9. FURTHER ASSURANCES. Pledgor agrees that at any time and from time to
time upon the written request of the Company, Pledgor shall execute and deliver
such further documents (including UCC financing statements) and do such further
acts and things as the Company may reasonably request in order to effect the
purposes of this Pledge Agreement.
10. SEVERABILITY. Any provision of this Pledge Agreement which is
prohibited or unenforceable in any jurisdiction shall, as to such jurisdiction,
be ineffective to the extent of such prohibition or unenforceability without
invalidating the remaining provisions hereof, and any such prohibition or
unenforceability in any jurisdiction shall not invalidate or render
unenforceable such provision in any other jurisdiction.
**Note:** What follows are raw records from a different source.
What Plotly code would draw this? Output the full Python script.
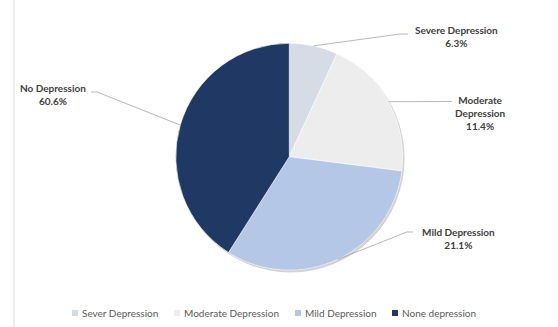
import math
import plotly.graph_objects as go

# ---- data ----
categories = ["Sever Depression", "Moderate Depression", "Mild Depression", "None depression"]
slice_values = [6.9, 20.1, 32.0, 41.0]          # slice sizes as drawn
label_texts = ["Severe Depression<br>6.3%", "Moderate<br>Depression<br>11.4%",
               "Mild Depression<br>21.1%", "No Depression<br>60.6%"]
colors = ["#D6DCE5", "#EDEDED", "#B4C7E7", "#203864"]

W, H = 558, 327
cx, cy, r = 289.3, 156.7, 113.5   # pixel geometry of the pie

def px(x):
    return x / W

def py(y):
    return 1 - y / H

fig = go.Figure(go.Pie(
    labels=categories, values=slice_values, sort=False, direction="clockwise",
    rotation=0, textinfo="none", hoverinfo="label+percent", showlegend=False,
    marker=dict(colors=colors, line=dict(color="#FFFFFF", width=0.6)),
    domain=dict(x=[px(cx - r), px(cx + r)], y=[py(cy + r), py(cy - r)]),
))

shapes = []
annotations = []

# soft shadow behind the pie
shapes.append(dict(type="circle", xref="paper", yref="paper", layer="below",
                   x0=px(cx - r + 1), x1=px(cx + r + 1.8), y0=py(cy + r + 2.2), y1=py(cy - r + 1),
                   fillcolor="rgba(0,0,0,0.18)", line=dict(width=0)))

# label positions (pixel) : text centre, elbow point, end of horizontal segment
label_pos = [
    dict(tx=456, ty=36, elbow=(400, 34), end=(408, 34)),
    dict(tx=480, ty=113, elbow=(452, 101.5), end=(452, 101.5)),
    dict(tx=458, ty=238, elbow=(407, 232), end=(413, 232)),
    dict(tx=53, ty=94, elbow=(97, 92), end=(91, 92)),
]

total = sum(slice_values)
acc = 0
for v, txt, lp in zip(slice_values, label_texts, label_pos):
    mid = (acc + v / 2) / total * 2 * math.pi
    acc += v
    sx = cx + r * math.sin(mid)
    sy = cy - r * math.cos(mid)
    ex, ey = lp["elbow"]
    fx, fy = lp["end"]
    path = f"M {px(sx)},{py(sy)} L {px(ex)},{py(ey)} L {px(fx)},{py(fy)}"
    shapes.append(dict(type="path", xref="paper", yref="paper", path=path,
                       line=dict(color="#A6A6A6", width=0.8)))
    annotations.append(dict(x=px(lp["tx"]), y=py(lp["ty"]), xref="paper", yref="paper",
                            text=f"<b>{txt}</b>", showarrow=False, align="center",
                            xanchor="center", yanchor="middle",
                            font=dict(family="Lato", size=10, color="#404040")))

# custom legend (compact, like the reference)
legend_x = [72, 174, 295, 392]
legend_y = 313
for name, col, lx in zip(categories, colors, legend_x):
    shapes.append(dict(type="rect", xref="paper", yref="paper",
                       x0=px(lx), x1=px(lx + 6), y0=py(legend_y + 3), y1=py(legend_y - 3),
                       fillcolor=col, line=dict(width=0)))
    annotations.append(dict(x=px(lx + 8), y=py(legend_y), xref="paper", yref="paper",
                            text=name, showarrow=False, xanchor="left", yanchor="middle",
                            font=dict(family="Lato", size=10, color="#595959")))

# left border line of the chart area
shapes.append(dict(type="line", xref="paper", yref="paper", x0=px(14), x1=px(14), y0=0, y1=1,
                   line=dict(color="#D9D9D9", width=1)))

fig.update_layout(
    width=W, height=H, margin=dict(l=0, r=0, t=0, b=0),
    paper_bgcolor="white", plot_bgcolor="white",
    shapes=shapes, annotations=annotations,
    showlegend=False,
)

fig.write_html("out.html")
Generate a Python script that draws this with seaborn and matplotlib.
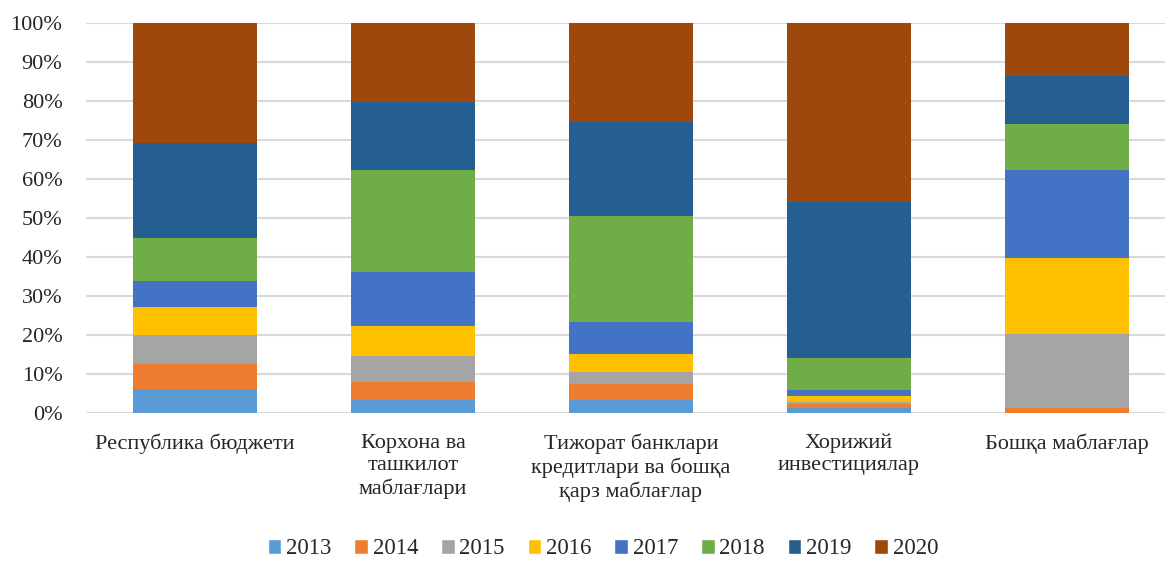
import numpy as np
import pandas as pd
import matplotlib
matplotlib.use("Agg")
import matplotlib.pyplot as plt
import seaborn as sns
from matplotlib.patches import Patch

# Data (shares, %)
sources = ["Республика бюджети",
           "Корхона ва\nташкилот\nмаблағлари",
           "Тижорат банклари\nкредитлари ва бошқа\nқарз маблағлар",
           "Хорижий\nинвестициялар",
           "Бошқа маблағлар"]
years = ["2013", "2014", "2015", "2016", "2017", "2018", "2019", "2020"]

y2013 = [6.0, 3.3, 3.3, 1.3, 0.0]
y2014 = [6.6, 4.6, 4.1, 1.0, 1.3]
y2015 = [7.2, 6.7, 3.1, 0.5, 19.0]
y2016 = [7.2, 7.7, 4.6, 1.6, 19.4]
y2017 = [6.7, 13.9, 8.2, 1.5, 22.6]
y2018 = [11.2, 26.0, 27.2, 8.2, 11.8]
y2019 = [24.2, 17.5, 24.1, 40.0, 12.3]
y2020 = [31.0, 20.3, 25.4, 45.9, 13.6]

colors = ["#5B9BD5", "#ED7D31", "#A5A5A5", "#FFC000",
          "#4472C4", "#70AD47", "#255E91", "#9E480E"]

series = [y2013, y2014, y2015, y2016, y2017, y2018, y2019, y2020]

sns.set_style("white")
plt.rcParams["font.family"] = ["Liberation Serif", "DejaVu Serif"]

fig = plt.figure(figsize=(11.65, 5.61), dpi=100)
ax = fig.add_axes([86 / 1165, (561 - 412.7) / 561, (1165 - 86) / 1165, 390 / 561])

# stacked bars, one seaborn call per year
bottom = np.zeros(len(sources))
for yr, vals, c in zip(years, series, colors):
    df = pd.DataFrame({"source": sources, "share": vals})
    sns.barplot(data=df, x="source", y="share", color=c, width=0.57,
                bottom=bottom, saturation=1, linewidth=0, ax=ax, zorder=3)
    bottom = bottom + np.array(vals)

ax.set_xlim(-0.5, 4.45)
ax.set_ylim(0, 100)
ax.set_yticks(np.arange(0, 101, 10))
ax.set_yticklabels([f"{v}%" for v in range(0, 101, 10)], fontsize=16)
ax.yaxis.grid(True, color="#D9D9D9", linewidth=1.5, zorder=0)
ax.tick_params(axis="y", length=0, pad=17)
ax.tick_params(axis="x", length=0, pad=15)
for lbl in ax.get_xticklabels():
    lbl.set_fontsize(16)
    lbl.set_linespacing(1.23)
    lbl.set_verticalalignment("top")
ax.set_xlabel("")
ax.set_ylabel("")
for s in ax.spines.values():
    s.set_visible(False)

handles = [Patch(facecolor=c, label=y) for y, c in zip(years, colors)]
fig.legend(handles=handles, loc="center", ncol=8, frameon=False,
           bbox_to_anchor=(603 / 1165, 1 - 549 / 561), fontsize=16.5,
           handlelength=0.6, handleheight=0.6, handletextpad=0.2,
           columnspacing=1.0)

fig.savefig("out.png", dpi=100)
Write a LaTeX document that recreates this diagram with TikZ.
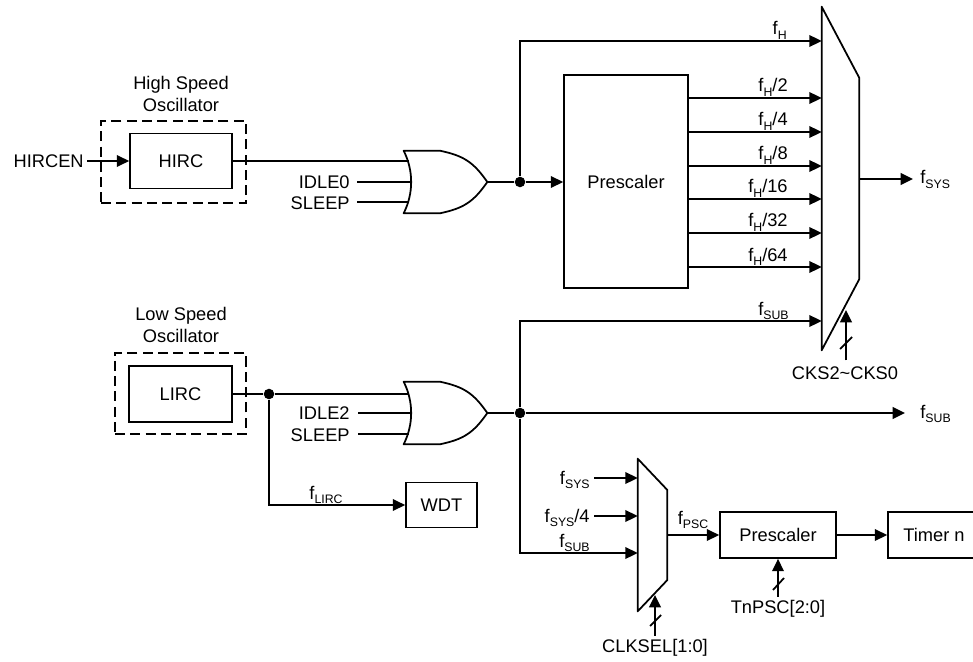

11. NO WAIVER CUMULATIVE REMEDIES. The Company shall not by any act,
delay, omission or otherwise be deemed to have waived any of its rights or
remedies hereunder, and no waiver shall be valid unless in writing, signed by
the Company, and then only to the extent therein set forth. A waiver by the
Company of any right or remedy hereunder on any one occasion shall not be
construed as a bar to any right or remedy which the Company would otherwise have
on any future occasion. No failure to exercise nor any delay in exercising on
the part of the Company, any right, power or privilege hereunder shall preclude
any other or further exercise thereof or the exercise of any other right, power
or privilege. The rights and remedies herein provided are cumulative and may be
exercised singly or concurrently, and are not exclusive of any rights or
remedies provided by law.
12. WAIVERS, AMENDMENTS, APPLICABLELAW. None of the terms or provisions
of this Pledge Agreement may be waived, altered, modified or amended except by
an instrument in writing, duly executed by the parties hereto. This Agreement
and all obligations of the Pledgor hereunder shall together with the rights and
remedies of the Company hereunder, inure to the benefit of the Company and its
successors and assigns. This Pledge Agreement shall be governed by, and be
construed and interpreted in accordance with, the laws of the State of Delaware.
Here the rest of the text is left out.